MANHATTAN — For the fifth time in as many years, Manhattan has a new head girls’ basketball coach. Charli Chapman has been approved by the school board to take over the struggling program.
Chapman has spent the past two years serving as the school’s head volleyball coach and guided the Tigers to back-to-back divisional tournaments. She’ll continue to serve as volleyball coach in addition to coaching the basketball team.
With the recent uncertainty at the head coach position, Chapman hopes to instill some much-needed stability into the program.
“I think when you have a lot of turnover, teenagers, that’s a lot to ask them to adapt to,” she said.
Coaching both programs is a huge time commitment, but after receiving encouragement from her family, Chapman decided to apply. She’ll be a first-time head basketball coach, but has plenty of experience at the junior varsity and junior high levels, including seven years as the JV coach at Eureka.
Chapman also served as a JV coach for the Tigers two years ago under Joel Bos after her family moved to Manhattan.
The Tigers have averaged just four wins per season over the past four years and have not won a game at the district tournament during that span.
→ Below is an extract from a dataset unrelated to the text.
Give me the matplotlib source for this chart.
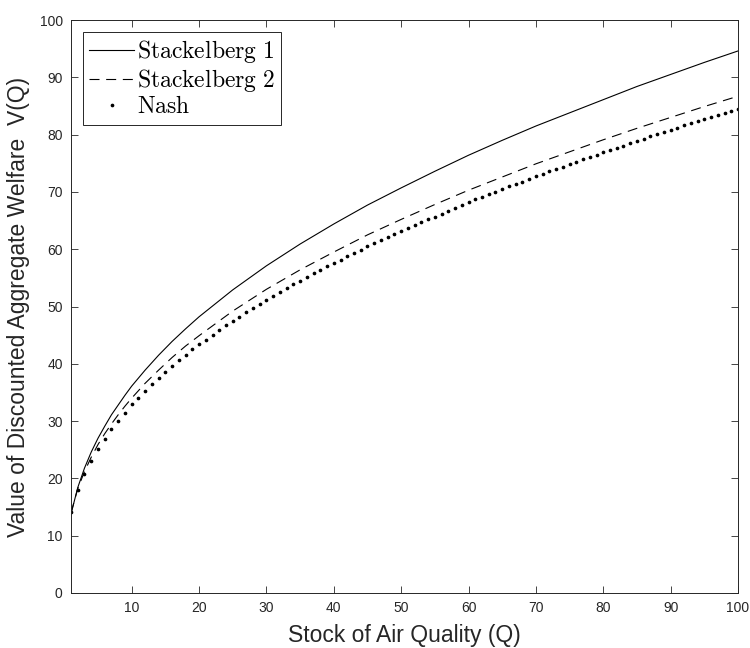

Last year’s team finished with a 5-15 record under Mikal Jones, who also coached the 2017-18 squad to a 3-17 mark.
The Tigers won just one game four years ago under Kim McCauley, but did enjoy some success under Bos with an 8-win season.
Chapman wants to change the culture of losing by getting back to the basics while building a successful program.
“I feel like when I showed up for volleyball that was kind of the same mindset that I had. I just look at this as another opportunity to have a positive impact for kids in our community,” she said. “I’m all in with full acknowledgement of the commitment and time it’s going to take to make it happen and to make it be good.”
The challenge will be getting players to buy into another head coach. It’s a discussion Chapman has had with her coaching staff, but she noted positive attitude and excitement of the athletes at open gym thus far.
“These seniors, this is going to be essentially their fourth head coach in their four years. Last year’s seniors, it was their fourth head coach in four years. Mikal they had twice, but not in concurrent years,” said Chapman. “Stability is huge. Laying a foundation of what is the culture of the program and implementing that daily, and having the kids have some buy-in, is a huge piece.”
Seth Halvorson, whose daughter Ella will be a junior on the team, has been hired as the JV coach, while Brad Ballantyne will coach the C-squad. Both have previous coaching experience and Chapman noted their enthusiasm and knowledge of the game.
“He (Ballantyne) and Seth both are all in and they were there last week at open gyms. We’re running two open gyms a week,” she said. “Just really working together to bring all of our experiences and knowledge bases in where we want to take this program. So super excited about the team we’ve built.”
While the goal is to become competitive as quickly as possible, Chapman acknowledged it will be difficult. District 5B is among the toughest in Class B and boasted the state champion and consolation winner three years ago in Three Forks and Townsend, respectively. Three Forks also placed fourth at state two years ago, while Big Timber reached the state semifinals this past season.
“Looking at our conference, and the talent that’s in our conference, we have tough conference. Looking ahead, it’s not going to get any less tough,” said Chapman. “It’s going to take some time, but we also have an obligation to this year’s program, this year’s varsity, to do everything we can to give them the best experience we can to have quality basketball.”
Manhattan is expected to return four seniors and eight varsity players from last year’s team. That includes senior guards Madeline and Olleca Severson and senior post Hallie Hemenway.
“We got a lot of work to do,” said Chapman. “But I’m excited and I’m optimistic about this team we’ve put together of coaches that we can get it done, and the kids are already being super receptive.”